636 N.Y.S.2d 61 | N.Y. App. Div. | 1995
—In a proceeding pursuant to CPLR article 78 to review a determination of the Planning Board of the Town of Clarkstown, dated October 28, 1992, which made a negative declaration pursuant to the State Environmental Quality Review Act (ECL 8-0101 et seq.) and preliminarily approved a subdivision application, the petitioners appeal from so much of an order of the Supreme Court, Rockland County (Scarpino, J.), dated May 18, 1994, as, upon annulling the determination and remitting the matter to the respondent for further proceedings and upon granting the branch of their motion which was to dismiss the respondent’s counterclaims, denied the branch of their motion which was for costs and attorneys’ fees pursuant to Civil Rights Law §§70-a and 76-a. The appeal brings up for review so much of an order of the same court, dated September 28, 1994, as, upon reargument, adhered to the original determination (see, CPLR 5517 [b]).
Ordered that on the Court’s own motion, the appellants’ notice of appeal is treated as an application for leave to appeal, and leave to appeal is granted (see, CPLR 5701 [c]); and it is further,
Ordered that the order dated September 28, 1994, is affirmed insofar as reviewed; and it is further,
Ordered that the intervenor-respondent is awarded one bill of costs.
The intervenor-respondent Hi-Tor Realty, Inc. (hereinafter Hi-Tor) is the owner of a 52-acre parcel of land located on the slopes of High Tor Mountain in Rockland County. In 1988, Hi-Tor submitted an application to the Planning Board of the Town of Clarkstown (hereinafter the Planning Board) seeking permission to subdivide the property into residential lots. The Planning Board subsequently performed an environmental review of the project pursuant to the State Environmental Quality Review Act (hereinafter SEQRA), and determined that the project would not have a significant effect on the environment. Thus, the Planning Board issued a negative declaration, and granted preliminary subdivision approval to the project.
The petitioners, West Branch Conservation Association, Inc., a not-for-profit corporation dedicated to environmental protection, and Marcus Ratliff, an adjoining property owner, thereafter commenced a CPLR article 78 proceeding to challenge the Planning Board’s determination (hereinafter Proceeding No. 1). Although the Supreme Court subsequently dismissed the petition in Proceeding No. 1, on September 19, 1994, this Court reversed the judgment of the Supreme Court and remitted the matter to the Planning Board for the preparation of an Environmental Impact Statement (see, Matter of West Branch Conservation Assn. v Planning Bd., 207 AD2d 837).

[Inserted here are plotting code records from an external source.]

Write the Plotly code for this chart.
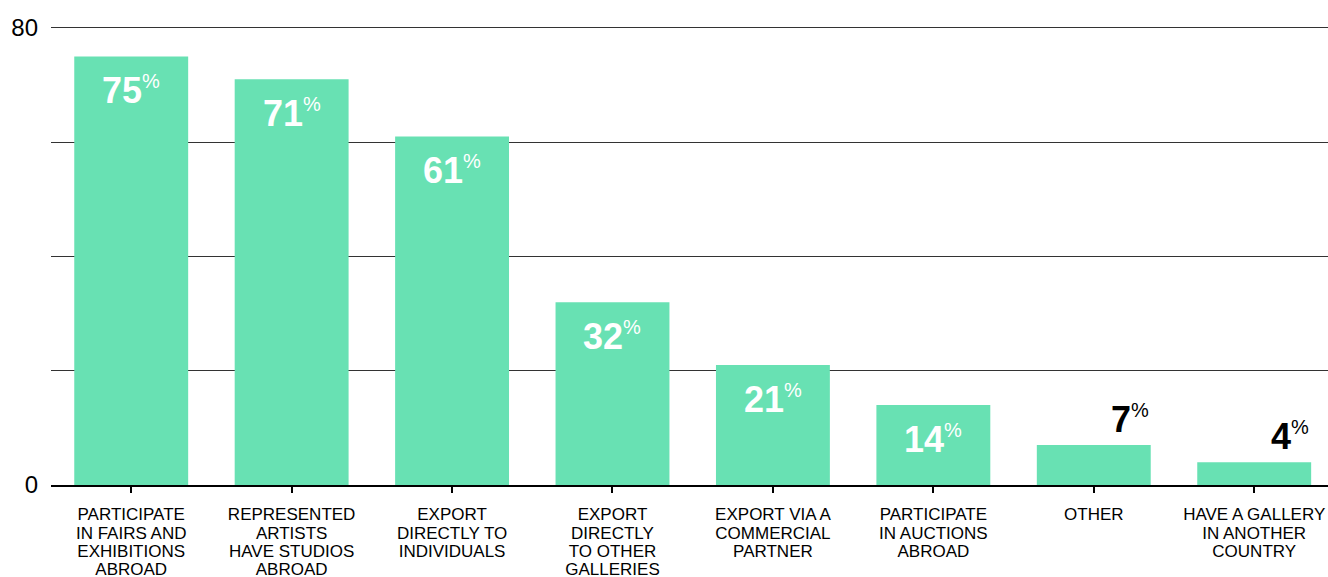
import plotly.graph_objects as go

categories = [
    ["PARTICIPATE", "IN FAIRS AND", "EXHIBITIONS", "ABROAD"],
    ["REPRESENTED", "ARTISTS", "HAVE STUDIOS", "ABROAD"],
    ["EXPORT", "DIRECTLY TO", "INDIVIDUALS"],
    ["EXPORT", "DIRECTLY", "TO OTHER", "GALLERIES"],
    ["EXPORT VIA A", "COMMERCIAL", "PARTNER"],
    ["PARTICIPATE", "IN AUCTIONS", "ABROAD"],
    ["OTHER"],
    ["HAVE A GALLERY", "IN ANOTHER", "COUNTRY"],
]
values = [75, 71, 61, 32, 21, 14, 7, 4]
y_tick_vals = [0, 20, 40, 60, 80]
y_tick_text = ["0", "", "", "", "80"]

BAR_COLOR = "#68e1b3"
FONT = "Liberation Sans, Arial, Helvetica, sans-serif"

# category labels: glyphs at 17px on a tighter 14.2px line pitch
tick_text = [
    "<br>".join(f"<span style='font-size:17px'>{line}</span>" for line in lines)
    for lines in categories
]

fig = go.Figure()
fig.add_trace(go.Bar(
    x=list(range(len(values))),
    y=values,
    marker=dict(color=BAR_COLOR, line=dict(width=0)),
    hoverinfo="skip",
))

# value labels: white inside tall bars, black above the short ones
for i, v in enumerate(values):
    inside = v >= 10
    txt = f"<b>{v}</b><sup><span style='font-size:20px'>%</span></sup>"
    fig.add_annotation(
        x=i, y=v, text=txt, showarrow=False,
        xanchor="center", yanchor="middle",
        yshift=-34 if inside else 26,
        xshift=0 if inside else 36,
        font=dict(family=FONT, size=36, color="white" if inside else "black"),
    )

fig.update_layout(
    width=1328, height=577,
    margin=dict(l=51, r=0, t=25, b=92, autoexpand=False),
    paper_bgcolor="white", plot_bgcolor="white",
    bargap=0.29, showlegend=False,
    font=dict(family=FONT, color="black"),
)
fig.update_xaxes(
    range=[-0.5, 7.46],
    automargin=False,
    tickmode="array",
    tickvals=list(range(len(values))),
    ticktext=tick_text,
    tickson="boundaries",
    ticks="outside", ticklen=6, tickwidth=2, tickcolor="black",
    showline=True, linewidth=2, linecolor="black",
    showgrid=False, zeroline=False,
    tickfont=dict(family=FONT, size=14.2, color="black"),
    ticklabelstandoff=10,
)
fig.update_yaxes(
    range=[0, 80.5],
    automargin=False,
    tickmode="array",
    tickvals=y_tick_vals,
    ticktext=y_tick_text,
    showgrid=True, gridcolor="#333333", gridwidth=1,
    zeroline=False, showline=False, ticks="",
    tickfont=dict(family=FONT, size=24, color="black"),
    ticklabelstandoff=12,
)

fig.write_html("out.html")
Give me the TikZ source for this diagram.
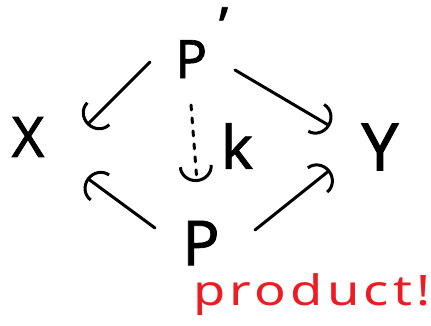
\documentclass[tikz,border=0pt]{standalone}
\usepackage{fontspec}
\setmainfont{Noto Sans}
\newfontfamily\handfont{Noto Sans}[FakeBold=1.2]
\usetikzlibrary{arrows.meta,calc}
\definecolor{ink}{RGB}{0,0,0}
\definecolor{marker}{RGB}{237,28,36}
\begin{document}
\begin{tikzpicture}[x=1pt,y=-1pt,
  obj/.style={inner sep=0pt, text=ink},
  map/.style={line width=3pt, line cap=round, draw=ink,
    -{Arc Barb[length=16pt,width=34pt]}},
  dashedmap/.style={map, dash pattern=on 5pt off 8pt}]
\useasboundingbox (0,0) rectangle (431,325);

% objects of the diagram
\node[obj, font=\handfont\fontsize{56}{56}\selectfont] (X) at (28,137) {X};
\node[obj, font=\handfont\fontsize{66}{66}\selectfont] (Y) at (380,147) {Y};
\node[obj, font=\handfont\fontsize{53}{53}\selectfont, anchor=base west] (Pp) at (175,78)
  {P\kern0.22em\raisebox{0.62em}{’}};
\node[obj, font=\handfont\fontsize{62}{62}\selectfont] (P) at (201,243) {P};
\node[obj, font=\handfont\fontsize{60}{60}\selectfont] (k) at (237,146) {k};

% projections out of P' and P
\draw[map] ($(Pp.base west)+(-25,-16)$) -- ($(X.center)+(59,-12)$);
\draw[map] ($(Pp.base west)+(60,-8)$) -- ($(Y.center)+(-50,-21)$);
\draw[map] ($(P.center)+(-46,-15)$) -- ($(X.center)+(59,41)$);
\draw[map] ($(P.center)+(54,-13)$) -- ($(Y.center)+(-50,23)$);

% the unique map k from P' to P
\draw[dashedmap] ($(Pp.base west)+(16,27)$) -- ($(P.center)+(-4,-61)$);

% note
\node[anchor=base west, inner sep=0pt, text=marker, xscale=1.25,
  font=\fontsize{42}{42}\bfseries\selectfont\addfontfeatures{LetterSpace=8}] (note) at (193,305) {product!};
\end{tikzpicture}
\end{document}
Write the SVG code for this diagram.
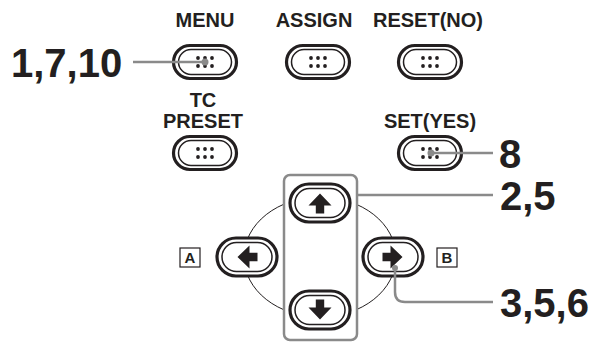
<svg xmlns="http://www.w3.org/2000/svg" width="605" height="342" viewBox="0 0 605 342">
<style>
  .lbl{font-family:"Liberation Sans",Arial,sans-serif;font-weight:bold;font-size:20px;fill:#231f20;text-anchor:middle}
  .num{font-family:"Liberation Sans",Arial,sans-serif;font-weight:bold;font-size:40px;fill:#231f20}
  .box{font-family:"Liberation Sans",Arial,sans-serif;font-weight:bold;font-size:15px;fill:#231f20;text-anchor:middle}
  .outer{fill:#fff;stroke:#231f20;stroke-width:3.2}
  .inner{fill:none;stroke:#231f20;stroke-width:1.5}
  .dot{fill:#231f20}
  .conn{fill:none;stroke:#8a8a8a;stroke-width:2.5}
  .cdot{fill:#8a8a8a}
  .frame{fill:#fff;stroke:#8a8a8a;stroke-width:2.5}
</style>
<defs>
  <g id="btn">
    <rect class="outer" x="-31.5" y="-16.5" width="63" height="33" rx="16.5"/>
    <rect class="inner" x="-26.5" y="-12.5" width="53" height="25" rx="12.5"/>
    <circle class="dot" cx="-7" cy="-4" r="1.9"/><circle class="dot" cx="0" cy="-4" r="1.9"/><circle class="dot" cx="7" cy="-4" r="1.9"/>
    <circle class="dot" cx="-7" cy="4" r="1.9"/><circle class="dot" cx="0" cy="4" r="1.9"/><circle class="dot" cx="7" cy="4" r="1.9"/>
  </g>
  <g id="abtn">
    <rect class="outer" x="-30" y="-19" width="60" height="38" rx="19"/>
    <rect class="inner" x="-25" y="-14.5" width="50" height="29" rx="14.5"/>
    <path d="M0,-9.5 L11.5,2.5 L4.2,2.5 L4.2,10.5 L-4.2,10.5 L-4.2,2.5 L-11.5,2.5 Z" fill="#231f20"/>
  </g>
  <g id="abtnh">
    <rect class="outer" x="-30" y="-19" width="60" height="38" rx="19"/>
    <rect class="inner" x="-25" y="-14.5" width="50" height="29" rx="14.5"/>
    <path d="M9.5,0 L-2.5,11.5 L-2.5,4.2 L-10.5,4.2 L-10.5,-4.2 L-2.5,-4.2 L-2.5,-11.5 Z" fill="#231f20"/>
  </g>
</defs>
<rect width="605" height="342" fill="#fff"/>

<g id="menu"><text class="lbl" x="205" y="27">MENU</text><use href="#btn" x="205" y="62"/></g>
<g id="assign"><text class="lbl" x="314" y="27">ASSIGN</text><use href="#btn" x="318" y="62"/></g>
<g id="reset"><text class="lbl" x="428" y="27">RESET(NO)</text><use href="#btn" x="430" y="62"/></g>
<g id="tcpreset"><text class="lbl" x="203" y="107">TC</text><text class="lbl" x="203" y="128">PRESET</text><use href="#btn" x="205" y="153"/></g>
<g id="set"><text class="lbl" x="430" y="128">SET(YES)</text><use href="#btn" x="430" y="153"/></g>

<g id="dpad">
  <ellipse cx="320" cy="257" rx="76" ry="60" fill="none" stroke="#231f20" stroke-width="1"/>
  <rect class="frame" x="284" y="175" width="73" height="165" rx="6"/>
</g>
<g id="up"><use href="#abtn" transform="translate(320,203)"/></g>
<g id="down"><use href="#abtn" transform="translate(320,310) rotate(180)"/></g>
<g id="left"><use href="#abtnh" transform="translate(247,257) rotate(180)"/></g>
<g id="right"><use href="#abtnh" transform="translate(393,257)"/></g>

<g id="boxA"><rect x="180" y="248" width="20" height="19" fill="#fff" stroke="#231f20" stroke-width="1.2"/><text class="box" x="190" y="263">A</text></g>
<g id="boxB"><rect x="437" y="248" width="20" height="19" fill="#fff" stroke="#231f20" stroke-width="1.2"/><text class="box" x="447" y="263">B</text></g>

<g id="connectors">
  <line class="conn" x1="133" y1="62" x2="205" y2="62"/>
  <circle class="cdot" cx="205" cy="62" r="3.5"/>
  <line class="conn" x1="431" y1="153" x2="493" y2="153"/>
  <circle class="cdot" cx="431" cy="153" r="3.5"/>
  <line class="conn" x1="357" y1="195" x2="493" y2="195"/>
  <path class="conn" d="M395,268 V292 Q395,302 405,302 H493"/>
  <circle class="cdot" cx="395" cy="268" r="3"/>
</g>

<g id="labels">
  <text class="num" x="11" y="77">1,7,10</text>
  <text class="num" x="499" y="168">8</text>
  <text class="num" x="500" y="210">2,5</text>
  <text class="num" x="500" y="317">3,5,6</text>
</g>
</svg>
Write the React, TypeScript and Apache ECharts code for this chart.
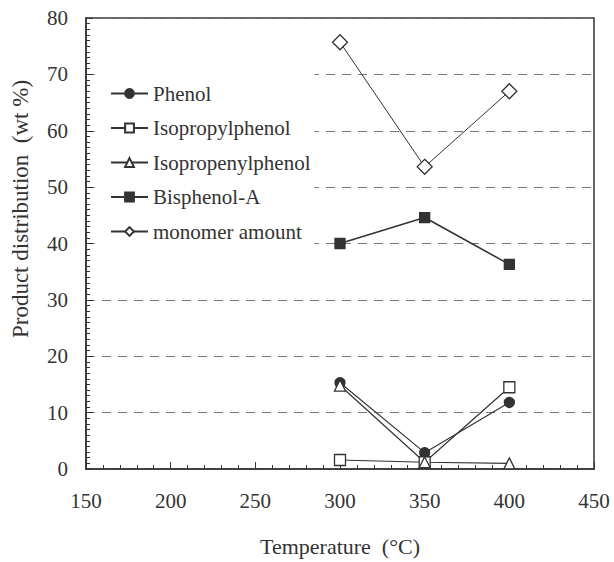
import React, { useEffect, useRef } from "react";
import * as echarts from "echarts";

const temperatures = [300, 350, 400];
const phenol = [15.3, 2.9, 11.8];
const isopropylphenol = [1.6, 1.2, 14.5];
const isopropenylphenol = [14.8, 1.2, 1.0];
const bisphenolA = [40.0, 44.6, 36.3];
const monomerAmount = [75.7, 53.6, 67.0];

const FONT = "'Liberation Serif', 'DejaVu Serif', serif";
const INK = "#333";

function pairs(vals: number[]) {
  return temperatures.map((t, i) => [t, vals[i]]);
}

export default function App() {
  const ref = useRef<HTMLDivElement>(null);
  useEffect(() => {
    if (!ref.current) return;
    const chart = echarts.init(ref.current, null, { renderer: "svg" });
    const mk = (
      name: string,
      vals: number[],
      symbol: string,
      size: number | number[],
      filled: boolean,
      width = 1.2
    ) => ({
      name,
      type: "line",
      data: pairs(vals),
      symbol,
      symbolSize: size,
      showAllSymbol: true,
      lineStyle: { color: INK, width },
      itemStyle: {
        color: filled ? INK : "#fff",
        borderColor: INK,
        borderWidth: 1.3,
      },
      z: 3,
    });
    chart.setOption({
      animation: false,
      backgroundColor: "#fff",
      grid: {
        left: 86,
        right: 20,
        top: 18,
        bottom: 90,
        show: true,
        borderColor: INK,
        borderWidth: 1.5,
      },
      legend: {
        orient: "vertical",
        left: 100,
        top: 73,
        itemWidth: 37,
        itemHeight: 11,
        itemGap: 13.5,
        backgroundColor: "#fff",
        padding: [10, 4, 8, 10],
        textStyle: { fontFamily: FONT, fontSize: 21, color: INK },
        data: [
          "Phenol",
          "Isopropylphenol",
          "Isopropenylphenol",
          "Bisphenol-A",
          "monomer amount",
        ],
      },
      graphic: [
        {
          type: "text",
          x: 20,
          y: 209,
          rotation: Math.PI / 2,
          style: {
            text: "Product distribution  (wt %)",
            font: `23px ${FONT}`,
            fill: INK,
            align: "center",
            verticalAlign: "middle",
          },
        },
      ],
      xAxis: {
        type: "value",
        min: 150,
        max: 450,
        interval: 50,
        name: "Temperature  (°C)",
        nameLocation: "middle",
        nameGap: 66,
        nameTextStyle: { fontFamily: FONT, fontSize: 22, color: INK },
        axisLine: { lineStyle: { color: INK, width: 1.5 } },
        axisTick: { inside: true, length: 7, lineStyle: { color: INK } },
        minorTick: { show: true, splitNumber: 5, length: 4, lineStyle: { color: INK } },
        axisLabel: { margin: 21, fontFamily: FONT, fontSize: 21, color: INK },
        splitLine: { show: false },
      },
      yAxis: {
        type: "value",
        min: 0,
        max: 80,
        interval: 10,
        axisLine: { lineStyle: { color: INK, width: 1.5 } },
        axisTick: { inside: true, length: 7, lineStyle: { color: INK } },
        minorTick: { show: true, splitNumber: 10, length: 4, lineStyle: { color: INK } },
        axisLabel: { margin: 18, fontFamily: FONT, fontSize: 21, color: INK },
        splitLine: {
          show: true,
          lineStyle: { color: "#777", type: [9, 7], width: 1 },
        },
      },
      series: [
        mk("Phenol", phenol, "circle", 10, true),
        mk("Isopropylphenol", isopropylphenol, "rect", 11, false),
        mk("Isopropenylphenol", isopropenylphenol, "triangle", 11, false),
        mk("Bisphenol-A", bisphenolA, "rect", 10, true, 1.6),
        mk("monomer amount", monomerAmount, "diamond", 15, false, 1),
      ],
    });
    return () => chart.dispose();
  }, []);
  return (
    <div
      ref={ref}
      style={{ position: "fixed", left: 0, top: 0, width: 614, height: 562 }}
    />
  );
}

While the appeal in Proceeding No. 1 was still pending, Hi-Tor submitted an application to modify its subdivision plan, and in October 1992, the Planning Board again issued a negative declaration under SEQRA and approved the amended plan. The petitioners then commenced the instant proceeding challenging the issuance of a negative declaration and the grant of preliminary subdivision approval for the amended plan. In its answer to the second petition, Hi-Tor interposed a counterclaim alleging that the proceeding had been filed for the sole purpose of harassing Hi-Tor in the development of its property, and demanding damages in the sum of $500,000 for abuse of process. The petitioners subsequently moved to dismiss the counterclaim, and for an award of attorneys’ fees and costs pursuant to Civil Rights Law §§ 70-a and 76-a, upon the ground that the counterclaim constituted a SLAPP (Strategic Lawsuit
On appeal, the petitioners contend that the Supreme Court’s failure to award costs and attorneys’ fees upon dismissal of the counterclaim was error because it frustrates the legislative intent underlying Civil Rights Law §§ 70-a and 76-a. Contrary to the petitioners’ contention, even if we were to assume that Hi-Tor’s counterclaim was properly characterized as a SLAPP suit, the Civil Rights Law does not mandate the imposition of costs and attorneys’ fees in every situation in which such a claim is interposed. Indeed, to the contrary, Civil Rights Law § 70-a (1) (a) provides, in pertinent part, only that "costs and attorney’s fees may be recovered” (emphasis added) upon a demonstration that a frivolous claim has been interposed against a party in an action involving "public petition and participation”. Accordingly, while it is clear that "New York State public policy strongly disfavors SLAPP suits designed to chill the exercise of a citizen’s right to petition the government or appropriate administrative agency for redress of a perceived wrong” (Matter of Entertainment Partners Group v Davis, 198 AD2d 63, 64), it is also clear that the unambiguous use of the term "may” in the statute makes the decision to award attorneys’ fees and costs discretionary rather than mandatory (see, McKinney’s Cons Laws of NY, Book 1, Statutes § 76; Matter of Daniel C., 99 AD2d 35, 41). We discern no improvident exercise of the court’s discretion in declining to award costs and attorneys’ fees under the circumstances of this case. Bracken, J. P., Rosenblatt, Miller and Krausman, JJ., concur.